=== Available data ===
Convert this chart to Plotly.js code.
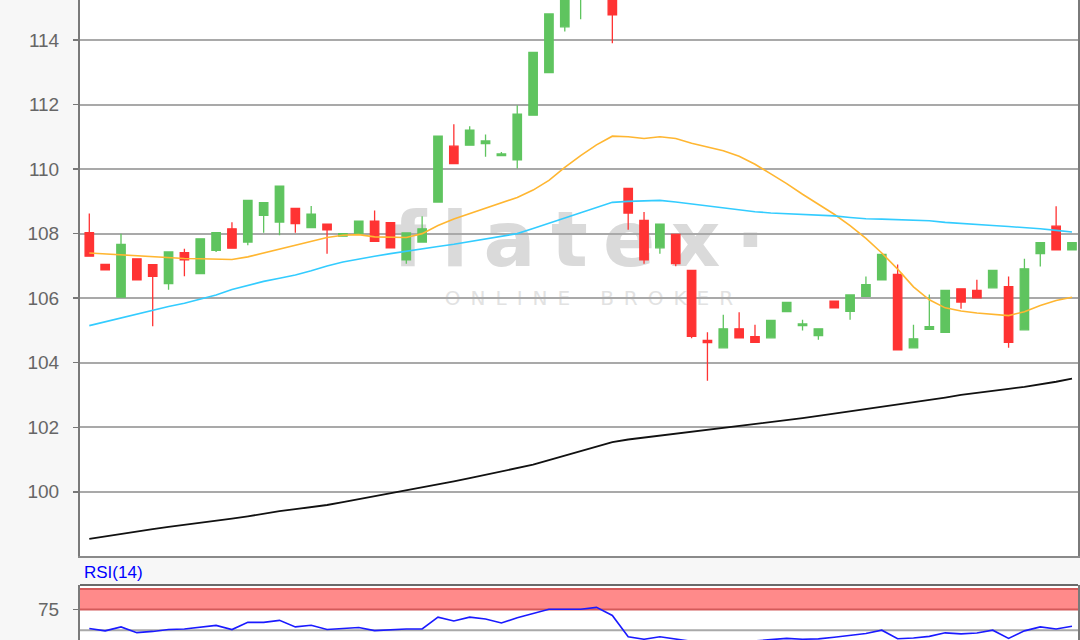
<!DOCTYPE html>
<html>
<head>
<meta charset="utf-8">
<script src="https://cdn.plot.ly/plotly-3.0.1.min.js"></script>
<style>
html,body{margin:0;padding:0;background:#f7f7f7;}
#chart{width:1080px;height:640px;}
</style>
</head>
<body>
<div id="chart"></div>
<script>
// ---- data (one value per trading day) ----
const openP  = [108.03,107.05,106.03,107.22,107.04,106.45,107.41,106.76,107.48,108.15,107.74,108.57,108.36,108.78,108.19,108.29,107.92,108.00,108.39,108.34,107.19,107.74,108.98,110.71,110.74,110.79,110.42,110.29,111.67,112.99,114.41,115.40,116.00,115.70,109.40,108.41,107.56,107.98,106.86,104.69,104.46,105.05,104.81,104.77,105.58,105.15,104.84,105.91,105.59,106.06,106.57,106.74,104.46,105.03,104.94,106.29,106.24,106.32,106.36,105.02,107.38,108.23,107.50];
const highP  = [108.62,107.05,108.00,107.22,107.04,107.43,107.53,107.84,108.03,108.35,109.03,108.96,109.47,108.78,108.86,108.29,108.00,108.39,108.72,108.34,108.02,108.54,111.02,111.39,111.33,111.07,110.53,111.98,113.62,114.81,115.80,116.10,116.60,116.20,109.40,108.67,108.29,107.98,106.86,104.94,105.49,105.56,105.18,105.31,105.87,105.33,105.05,105.91,106.10,106.67,107.36,107.04,105.18,106.11,106.24,106.29,106.57,106.86,106.67,107.22,107.72,108.85,107.72];
const lowP   = [107.30,106.88,106.03,106.57,105.13,106.26,106.68,106.76,107.43,107.55,107.64,108.03,107.95,108.03,108.19,107.38,107.92,108.00,107.76,107.56,107.07,107.74,108.98,110.17,110.74,110.38,110.42,110.02,111.67,112.99,114.26,114.64,115.60,113.90,108.12,107.07,107.38,106.99,104.76,103.44,104.46,104.77,104.63,104.77,105.58,105.00,104.71,105.70,105.33,106.06,106.57,104.40,104.46,105.03,104.94,105.67,106.01,106.32,104.46,105.02,106.98,107.50,107.50];
const closeP = [107.30,106.88,107.67,106.57,106.68,107.43,107.19,107.84,108.03,107.55,109.03,108.96,109.47,108.31,108.60,108.12,108.00,108.39,107.76,107.56,108.02,108.15,111.02,110.17,111.21,110.87,110.47,111.70,113.62,114.81,115.50,115.90,116.30,114.78,108.64,107.19,108.29,107.07,104.82,104.62,105.05,104.77,104.63,105.31,105.87,105.20,105.05,105.70,106.10,106.42,107.36,104.40,104.74,105.12,106.24,105.88,106.01,106.86,104.63,106.91,107.72,107.50,107.72];
const ma20   = [107.40,107.37,107.33,107.30,107.27,107.25,107.23,107.22,107.21,107.20,107.28,107.40,107.52,107.64,107.76,107.88,107.95,107.97,107.90,107.88,107.88,108.00,108.25,108.45,108.62,108.78,108.95,109.12,109.35,109.65,110.05,110.42,110.75,111.02,111.00,110.95,111.00,110.95,110.80,110.68,110.57,110.40,110.15,109.85,109.55,109.22,108.90,108.60,108.25,107.85,107.40,106.90,106.35,105.95,105.70,105.60,105.54,105.50,105.46,105.58,105.77,105.93,106.03];
const ma50   = [105.15,105.27,105.39,105.52,105.62,105.74,105.84,105.96,106.10,106.27,106.40,106.52,106.62,106.72,106.85,107.00,107.12,107.22,107.30,107.38,107.46,107.53,107.60,107.67,107.75,107.83,107.90,108.00,108.16,108.32,108.50,108.65,108.82,108.97,109.00,109.01,109.03,108.98,108.92,108.86,108.80,108.73,108.68,108.64,108.62,108.61,108.59,108.55,108.50,108.46,108.45,108.44,108.43,108.40,108.35,108.31,108.28,108.25,108.22,108.19,108.15,108.10,108.05];
const ma200  = [98.54,98.62,98.70,98.77,98.84,98.91,98.97,99.04,99.10,99.17,99.24,99.33,99.40,99.46,99.52,99.59,99.68,99.77,99.85,99.94,100.04,100.14,100.23,100.32,100.42,100.52,100.62,100.72,100.84,100.98,101.12,101.26,101.40,101.54,101.62,101.68,101.74,101.80,101.86,101.91,101.96,102.02,102.08,102.15,102.22,102.28,102.35,102.42,102.49,102.56,102.64,102.70,102.76,102.83,102.92,103.00,103.07,103.13,103.19,103.25,103.32,103.41,103.51];
const rsi14  = [52.0,49.2,54.0,47.0,48.5,50.8,51.5,53.5,55.8,50.8,59.5,59.5,61.9,54.0,56.0,50.8,52.0,53.2,49.5,50.5,51.5,51.5,65.8,61.1,65.8,63.5,58.7,65.1,69.9,75.4,75.4,75.4,77.7,67.9,42.0,39.0,42.0,39.0,36.5,36.5,37.0,37.0,37.0,38.5,40.1,39.0,39.5,41.5,43.7,46.0,50.0,39.6,40.5,42.5,46.8,45.5,46.5,50.0,40.1,49.2,54.0,51.5,54.8];
const priceTicks = [100,102,104,106,108,110,112,114];
const rsiTicks = [75];
const rsiTitle = "RSI(14)";
const watermark = "f\u2009l\u2009a\u2009t\u2009e\u2009x\u2009·";
const watermarkSub = "O\u2002N\u2002L\u2002I\u2002N\u2002E\u2003\u2002B\u2002R\u2002O\u2002K\u2002E\u2002R";

const days = openP.map((_, i) => i);

const GREEN = '#5fc45f', RED = '#ff3333';

const traces = [
  {type:'candlestick', x:days, open:openP, high:highP, low:lowP, close:closeP,
   xaxis:'x', yaxis:'y', hoverinfo:'skip', showlegend:false,
   increasing:{fillcolor:GREEN, line:{color:GREEN, width:1.3}},
   decreasing:{fillcolor:RED, line:{color:RED, width:1.3}}},
  {type:'scatter', mode:'lines', x:days, y:ma20, xaxis:'x', yaxis:'y',
   line:{color:'#ffb631', width:1.6}, hoverinfo:'skip', showlegend:false},
  {type:'scatter', mode:'lines', x:days, y:ma50, xaxis:'x', yaxis:'y',
   line:{color:'#33ccff', width:1.6}, hoverinfo:'skip', showlegend:false},
  {type:'scatter', mode:'lines', x:days, y:ma200, xaxis:'x', yaxis:'y',
   line:{color:'#111111', width:1.8}, hoverinfo:'skip', showlegend:false},
  {type:'scatter', mode:'lines', x:days, y:rsi14, xaxis:'x2', yaxis:'y2',
   line:{color:'#1a1aff', width:1.6}, hoverinfo:'skip', showlegend:false}
];

const tickFont = {family:'Liberation Sans, Arial, sans-serif', size:19, color:'#666666'};
const xRange = [-0.587, 62.38];

const layout = {
  width:1080, height:640,
  margin:{l:80, r:2, t:0, b:0},
  paper_bgcolor:'#f7f7f7', plot_bgcolor:'#ffffff',
  showlegend:false, boxgap:0.24,
  xaxis:{domain:[0,1], range:xRange, anchor:'y', showticklabels:false, showgrid:false, zeroline:false,
         rangeslider:{visible:false}, showline:true, linecolor:'#8a8a8a', linewidth:2, ticks:''},
  xaxis2:{domain:[0,1], range:xRange, anchor:'y2', matches:'x', showticklabels:false, showgrid:false,
          zeroline:false, showline:false, ticks:''},
  yaxis:{domain:[(640-556)/640, 1], range:[98.01, 115.24], tickvals:priceTicks, ticks:'outside', ticklen:5,
         tickcolor:'#777', tickwidth:1.5, ticklabelstandoff:10, tickfont:tickFont,
         showgrid:true, gridcolor:'#a9a9a9', gridwidth:2, zeroline:false,
         showline:true, mirror:true, linecolor:'#7a7a7a', linewidth:2},
  yaxis2:{domain:[0, (640-585)/640], range:[38.1, 104.8], tickvals:rsiTicks, ticks:'outside', ticklen:5,
          tickcolor:'#777', tickwidth:1.5, ticklabelstandoff:10, tickfont:tickFont,
          showgrid:false, zeroline:false, showline:true, mirror:true, linecolor:'#7a7a7a', linewidth:2},
  shapes:[
    // watermark (drawn under gridlines and candles)
    {type:'rect', xref:'x domain', yref:'y domain', x0:0.30, x1:0.70, y0:0.52, y1:0.64,
     line:{width:0}, fillcolor:'rgba(0,0,0,0)', layer:'below',
     label:{text:watermark, textposition:'middle center', padding:0,
            font:{family:'DejaVu Sans, sans-serif', size:77, weight:'bold', color:'#dadada'}}},
    {type:'rect', xref:'x domain', yref:'y domain', x0:0.30, x1:0.72, y0:0.44, y1:0.49,
     line:{width:0}, fillcolor:'rgba(0,0,0,0)', layer:'below',
     label:{text:watermarkSub, textposition:'middle center', padding:0,
            font:{family:'DejaVu Sans, sans-serif', size:20, color:'#e2e2e2'}}},
    // RSI overbought band and guide lines
    {type:'rect', xref:'x2 domain', yref:'y2', x0:0, x1:1, y0:75, y1:100, fillcolor:'#ff8a8a', line:{width:0}, layer:'below'},
    {type:'line', xref:'x2 domain', yref:'y2', x0:0, x1:1, y0:75, y1:75, line:{color:'#d45a5a', width:2}, layer:'below'},
    {type:'line', xref:'x2 domain', yref:'y2', x0:0, x1:1, y0:100, y1:100, line:{color:'#d45a5a', width:2}, layer:'below'},
    {type:'line', xref:'x2 domain', yref:'y2', x0:0, x1:1, y0:50, y1:50, line:{color:'#a9a9a9', width:2}, layer:'below'},
    {type:'line', xref:'x2 domain', yref:'y2 domain', x0:0, x1:1, y0:1, y1:1, line:{color:'#6a6a6a', width:2}}
  ],
  annotations:[
    {text:rsiTitle, xref:'paper', yref:'paper', x:0.002, y:(640-584)/640, xanchor:'left', yanchor:'bottom',
     showarrow:false, font:{family:'Liberation Sans, Arial, sans-serif', size:17, color:'#0000ff'}}
  ]
};

Plotly.newPlot('chart', traces, layout, {staticPlot:true, displayModeBar:false});
</script>
</body>
</html>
===
__What is needed__: Pull out all lines from the listing that contain the string "chart".

__Answer for this exercise__:
Convert this chart to Plotly.js code.
#chart{width:1080px;height:640px;}
<div id="chart"></div>
Plotly.newPlot('chart', traces, layout, {staticPlot:true, displayModeBar:false});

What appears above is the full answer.